France has sent a team of special riot police to the the Indian Ocean territory of Mayotte to stem a wave of violence between rival gangs. One person has been killed and several injured during 10 days of clashes.
"For 15 years, Mayotte, the island of perfumes, has become the island of hell," mayor of the cpital Mamoudzou, Ambdilwahédou Soumaila, told AFP on Tuesday.
Faced with an unprecedented escalation of gang violence, France's Interior Ministry dispatched a dozen police officers from Raid, the elite police intervention unit, who were due to arrive on Tuesday to support local security forces.
The move comes after the death of a 20-year-old man in the Kawéni district who was killed with a machete on 12 November.
Kawéni has the largest concentration of businesses and schools as well as the largest slum in the department.
On Saturday, 200 to 250 young people from the Kawéni district gathered to fight rivals from the Doujani district, further south, according to police.
On Sunday, a motorist was stabbed in Mtsapéré Bonovo, another district of Mamoudzou.
In 10 days of inter-district conflicts, school buses and buildings were set on fire and several people were wounded.
'Zone of lawlessness'
MP for Mayotte Estelle Youssouffa accused authorities in Paris of ignoring the island's calls for help. She referred to "barbarism and terror" as a result of a "cycle of vengeance" among youth.
"We are talking about hordes of hundreds of young people, most of them Comorians in an irregular situation, who are between 12 and 13 years old, armed with machetes, looking to kill," she said.

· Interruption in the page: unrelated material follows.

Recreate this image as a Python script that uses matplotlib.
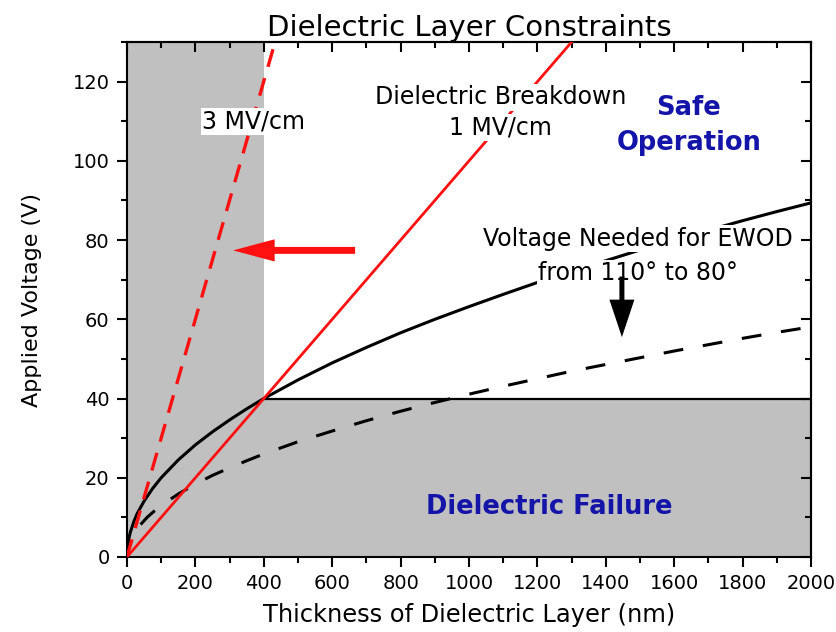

"If the state does nothing, citizens will take care of it," she had already warned back in October, referring to groups of neighbourhood vigilantes that had sprung up due to the fear over insecurity.
"We are in a zone of lawlessness and we are really going to fall into anarchy."
In mid-October, mayors and elected officials from Mayotte had alerted Paris to the increase of "unbearable" and growing violence in the department.
The mayor of Mamoudzou, who like the rest of the Mahoran political class approved the sending of elite units to the island, has requested that they stay "until the Republic regains its rights".
According to him, it is no longer a question of just "keeping order", "we have to fight them, go find them where they are in the slums, the remote neighborhoods, catch them and bring them to justice", he said.
Reinforcements
In the meantime, the police kept away several groups who wanted to clash on Monday evening, according to a police source.
Small groups took the opportunity to attack road users, according to witnesses.
South of Mamoudzou, police officers from the anti-crime brigade (BAC) intervened around 8pm local time to clear a roadblock in Tsoundzou, while a group of young people clashed with the police in Cavani.
Around 5am local time, a group of individuals set up a fire barrier near the court, in the same area.
The school transport service, which had been suspended since last Wednesday over security concerns resumed Tuesday morning but without serving the districts of Kawéni and Majicavo.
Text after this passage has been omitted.